My Saturday started innocently enough until a friend posed the question: are you going to the Open Tab show tonight?

A black and white poster had been floating around the social media stratosphere for the gig with no venue name, just an address on Broome Street. The show was celebrating the release of Open Tab’s (Fire Talk’s imprint) latest signee, The Dare (fka Turtlenecked).

The Dare’s debut track “Girls” is what I would call an instant classic. It’s like if LCD Soundsystem and 3OH!3 co-wrote a song together — it’s tongue-in-cheek, in your face, and contagiously catchy. It’s the dance track for the indie sleaze nostalgia chasers and current club kids alike.

Very little music has made me genuinely excited lately — live or recorded — but seeing The Dare perform in an ungodly hot converted gallery space turned that around. The whole evening was a sight to behold. Opening act, Shallowhalo, had an artist on stage doing multi-colored portraits of the band and hanging them up on the wall behind the stage as they performed. The room was packed and sweltering and no one seemed to care. With a lukewarm corona in hand, the sound guy smoking a cig as he surveyed the room, a man I have to assume works there offering everyone free tequila shots and repeatedly asking if we were having fun, and an industrial fan in the back of the venue trying to provide some sort of refuge, it felt like we were in a strange, but really fun, circle of hell.
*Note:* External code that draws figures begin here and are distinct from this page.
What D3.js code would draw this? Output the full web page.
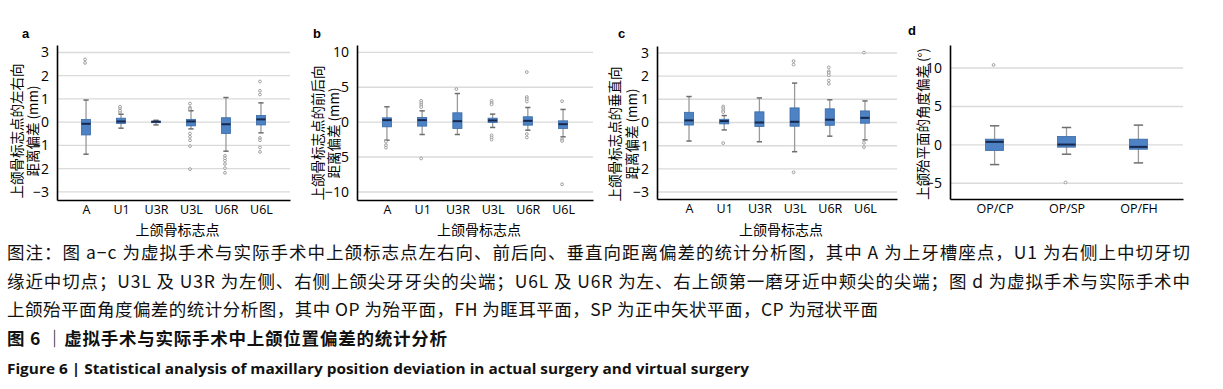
<!DOCTYPE html>
<html>
<head>
<meta charset="utf-8">
<script src="https://cdn.jsdelivr.net/npm/d3@7"></script>
<style>
  body { margin: 0; background: #fff; }
  svg { display: block; }
</style>
</head>
<body>
<div id="fig"></div>
<script>
// ---------- data ----------
const landmarks = ["A", "U1", "U3R", "U3L", "U6R", "U6L"];
const planes = ["OP/CP", "OP/SP", "OP/FH"];

// [whisker low, Q1, median, Q3, whisker high]
const boxA = [
  [-1.38, -0.55, -0.07, 0.11, 0.95],
  [-0.26, -0.06, 0.03, 0.17, 0.34],
  [-0.12, -0.02, 0.02, 0.04, 0.08],
  [-0.29, -0.16, 0.03, 0.12, 0.49],
  [-1.25, -0.49, -0.09, 0.19, 1.06],
  [-0.46, -0.12, 0.12, 0.29, 0.83]
];
const outA = [
  [2.55, 2.7],
  [0.42, 0.49, 0.59, 0.66],
  [],
  [0.8, 0.63, 0.57, -0.49, -0.63, -0.78, -1.03, -2.02],
  [-1.45, -1.56, -1.66, -1.8, -1.98, -2.18],
  [1.75, 1.35, 1.19, -0.68, -0.78, -1.09, -1.28]
];

const boxB = [
  [-2.58, -0.67, 0.29, 0.62, 2.2],
  [-1.77, -0.57, 0.29, 0.67, 1.62],
  [-1.77, -0.9, 0.14, 1.34, 4.1],
  [-0.76, -0.05, 0.24, 0.57, 1.15],
  [-1.15, -0.43, 0.19, 0.77, 2.1],
  [-2.1, -0.9, -0.29, 0.19, 1.82]
];
const outB = [
  [-2.8, -3.3, -3.65],
  [3.06, 2.75, 2.44, 2.15, -5.2],
  [4.73],
  [3.06, 2.75, 2.55, -1.9, -2.2, -2.5],
  [7.17, 3.6, 3.3, 2.95, -1.7, -2.2],
  [3.0, -2.44, -2.7, -8.9]
];

const boxC = [
  [-0.8, -0.11, 0.09, 0.44, 1.12],
  [-0.32, -0.06, 0.06, 0.14, 0.3],
  [-0.83, -0.17, 0.0, 0.46, 1.06],
  [-1.26, -0.16, 0.03, 0.63, 1.7],
  [-0.59, -0.12, 0.12, 0.59, 0.98],
  [-0.75, -0.03, 0.2, 0.5, 0.93]
];
const outC = [
  [],
  [0.69, 0.62, 0.52, 0.45, -0.89],
  [],
  [2.65, 2.5, -2.15],
  [2.38, 2.21, 2.14, 2.04, 1.81, 1.67],
  [3.02, -0.88, -1.06]
];

const boxD = [
  [-2.57, -0.74, 0.39, 0.74, 2.48],
  [-1.22, -0.3, 0.04, 1.09, 2.26],
  [-2.35, -0.57, -0.26, 0.74, 2.57]
];
const outD = [[10.4], [-4.9], []];

const captionLines = [
  "图注：图 a−c 为虚拟手术与实际手术中上颌标志点左右向、前后向、垂直向距离偏差的统计分析图，其中 A 为上牙槽座点，U1 为右侧上中切牙切",
  "缘近中切点；U3L 及 U3R 为左侧、右侧上颌尖牙牙尖的尖端；U6L 及 U6R 为左、右上颌第一磨牙近中颊尖的尖端；图 d 为虚拟手术与实际手术中",
  "上颌殆平面角度偏差的统计分析图，其中 OP 为殆平面，FH 为眶耳平面，SP 为正中矢状平面，CP 为冠状平面"
];
const figTitleZh = "图 6 ｜虚拟手术与实际手术中上颌位置偏差的统计分析";
const figTitleEn = "Figure 6  |  Statistical analysis of maxillary position deviation in actual surgery and virtual surgery";

// ---------- setup ----------
const W = 1223, H = 389;
const svg = d3.select("#fig").append("svg").attr("width", W).attr("height", H);
svg.append("rect").attr("width", W).attr("height", H).attr("fill", "#fff");

const FONT_LAT = "'Open Sans', 'Noto Sans', sans-serif";
const FONT_CJK = "'Noto Sans CJK SC', sans-serif";

const panels = [
  { tag: "a", cats: landmarks, box: boxA, out: outA, left: 57, right: 290, top: 45, bottom: 200,
    pad: 0.83, domain: [-3.35, 3.32], ticks: [-3, -2, -1, 0, 1, 2, 3],
    ylab: ["上颌骨标志点的左右向", "距离偏差 (mm)"], ylabX: [17, 33], ylabY: 131, xlab: "上颌骨标志点",
    tagX: 22, tagY: 38, boxFrac: 0.26, capFrac: 0.15 },
  { tag: "b", cats: landmarks, box: boxB, out: outB, left: 357, right: 593, top: 45, bottom: 200,
    pad: 0.85, domain: [-11.15, 11.05], ticks: [-10, -5, 0, 5, 10],
    ylab: ["上颌骨标志点的前后向", "距离偏差 (mm)"], ylabX: [318, 334], ylabY: 133, xlab: "上颌骨标志点",
    tagX: 313, tagY: 38, boxFrac: 0.26, capFrac: 0.15 },
  { tag: "c", cats: landmarks, box: boxC, out: outC, left: 657, right: 897, top: 46, bottom: 199,
    pad: 0.91, domain: [-3.3, 3.3], ticks: [-3, -2, -1, 0, 1, 2, 3],
    ylab: ["上颌骨标志点的垂直向", "距离偏差 (mm)"], ylabX: [615, 632], ylabY: 134, xlab: "上颌骨标志点",
    tagX: 618, tagY: 38, boxFrac: 0.26, capFrac: 0.15 },
  { tag: "d", cats: planes, box: boxD, out: outD, left: 950, right: 1183, top: 45, bottom: 199,
    pad: 0.62, domain: [-7.05, 13.0], ticks: [-5, 0, 5, 10],
    ylab: ["上颌殆平面的角度偏差 (°)"], ylabX: [923], ylabY: 124, xlab: null,
    tagX: 908, tagY: 35, boxFrac: 0.25, capFrac: 0.13 }
];

const fmtTick = d => (d < 0 ? "\u2212" + Math.abs(d) : String(d));

panels.forEach(drawPanel);
drawCaption();

// ---------- panel ----------
function drawPanel(p) {
  const g = svg.append("g").attr("class", "panel-" + p.tag);

  const x = d3.scalePoint().domain(p.cats).range([p.left, p.right]).padding(p.pad);
  const y = d3.scaleLinear().domain(p.domain).range([p.bottom, p.top]);

  // grid
  g.append("g").selectAll("line").data(p.ticks).join("line")
    .attr("x1", p.left).attr("x2", p.right)
    .attr("y1", d => y(d)).attr("y2", d => y(d))
    .attr("stroke", "#dadada").attr("stroke-width", 1.4);

  // y axis
  const ya = g.append("g").attr("transform", `translate(${p.left},0)`)
    .call(d3.axisLeft(y).tickValues(p.ticks).tickSize(0).tickPadding(8).tickFormat(fmtTick));
  ya.select(".domain").attr("stroke", "#000").attr("stroke-width", 1.6);
  ya.selectAll("text").attr("font-family", FONT_LAT).attr("font-size", 14).attr("fill", "#000");

  // x axis
  const xa = g.append("g").attr("transform", `translate(0,${p.bottom})`)
    .call(d3.axisBottom(x).tickSize(0).tickPadding(5));
  xa.select(".domain").attr("stroke", "#000").attr("stroke-width", 1.6);
  xa.selectAll("text").attr("font-family", FONT_LAT).attr("font-size", 12.5).attr("fill", "#000");

  const step = x.step();
  const bw = step * p.boxFrac, cw = step * p.capFrac;

  const items = g.append("g").selectAll("g")
    .data(p.cats.map((c, i) => ({ cat: c, s: p.box[i], out: p.out[i] })))
    .join("g");

  // whiskers
  items.append("line")
    .attr("x1", d => x(d.cat)).attr("x2", d => x(d.cat))
    .attr("y1", d => y(d.s[0])).attr("y2", d => y(d.s[4]))
    .attr("stroke", "#9a9a9a").attr("stroke-width", 1.3);
  items.selectAll("line.cap").data(d => [d.s[0], d.s[4]].map(v => ({ cat: d.cat, v })))
    .join("line").attr("class", "cap")
    .attr("x1", d => x(d.cat) - cw / 2).attr("x2", d => x(d.cat) + cw / 2)
    .attr("y1", d => y(d.v)).attr("y2", d => y(d.v))
    .attr("stroke", "#6e6e6e").attr("stroke-width", 1.5);

  // box
  items.append("rect")
    .attr("x", d => x(d.cat) - bw / 2).attr("width", bw)
    .attr("y", d => y(d.s[3])).attr("height", d => Math.max(1.5, y(d.s[1]) - y(d.s[3])))
    .attr("fill", "#4d82c4").attr("stroke", "#3a6aa6").attr("stroke-width", 0.8);

  // median
  items.append("line")
    .attr("x1", d => x(d.cat) - bw / 2).attr("x2", d => x(d.cat) + bw / 2)
    .attr("y1", d => y(d.s[2])).attr("y2", d => y(d.s[2]))
    .attr("stroke", "#17284d").attr("stroke-width", 2);

  // outliers
  items.selectAll("circle").data(d => d.out.map(v => ({ cat: d.cat, v })))
    .join("circle")
    .attr("cx", d => x(d.cat) - 1).attr("cy", d => y(d.v)).attr("r", 1.4)
    .attr("fill", "#fff").attr("stroke", "#8a8a8a").attr("stroke-width", 0.8);

  // y title (rotated)
  p.ylab.forEach((t, i) => {
    svg.append("text")
      .attr("transform", `translate(${p.ylabX[i]},${p.ylabY}) rotate(-90)`)
      .attr("text-anchor", "middle").attr("dy", "0.35em")
      .attr("font-family", FONT_CJK).attr("font-size", 13.5).attr("fill", "#000")
      .text(t);
  });

  // x title
  if (p.xlab) {
    svg.append("text")
      .attr("x", (p.left + p.right) / 2 + 4).attr("y", 235)
      .attr("text-anchor", "middle")
      .attr("font-family", FONT_CJK).attr("font-size", 14).attr("fill", "#000")
      .text(p.xlab);
  }

  // panel tag
  svg.append("text").attr("x", p.tagX).attr("y", p.tagY)
    .attr("font-family", "'Liberation Sans', Arial, sans-serif").attr("font-weight", "bold")
    .attr("font-size", 13).attr("fill", "#000").text(p.tag);
}

// ---------- caption ----------
function drawCaption() {
  const widths = [1183, 1183, 871];
  const base = [259, 288, 316];
  captionLines.forEach((t, i) => {
    svg.append("text").attr("x", 7).attr("y", base[i])
      .attr("font-family", FONT_CJK).attr("font-size", 17.5).attr("fill", "#111")
      .attr("textLength", widths[i]).attr("lengthAdjust", "spacing")
      .text(t);
  });
  svg.append("text").attr("x", 7).attr("y", 345)
    .attr("font-family", FONT_CJK).attr("font-size", 17.5).attr("font-weight", "bold").attr("fill", "#111")
    .attr("textLength", 440).attr("lengthAdjust", "spacing")
    .text(figTitleZh);
  svg.append("text").attr("x", 7).attr("y", 374)
    .attr("font-family", FONT_LAT).attr("font-size", 15).attr("font-weight", "bold").attr("fill", "#111")
    .attr("textLength", 742).attr("lengthAdjust", "spacingAndGlyphs")
    .text(figTitleEn);
}
</script>
</body>
</html>
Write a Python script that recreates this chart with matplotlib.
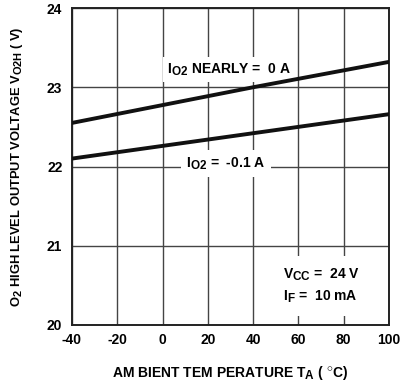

Having no other preconceptions of The Dare except the recently released track I had quickly started listening to on repeat, it was exciting to see a set filled out with a variety of songs that were not as brash as “Girls”, but just as danceable and catchy. When the track hit at the end of the night, the crowd erupted. The Dare’s one and only member, Harrison Patrick Smith, flayed recklessly as people screamed along in lyrical step — the room flooded with fog, strobes, and sweat.

“Girls” leans into excess, clichés, debauchery, lust, messiness, and total abandon and the release show followed suit. It was perfectly captured chaos in the best way possible. Can’t wait to see what’s next for The Dare.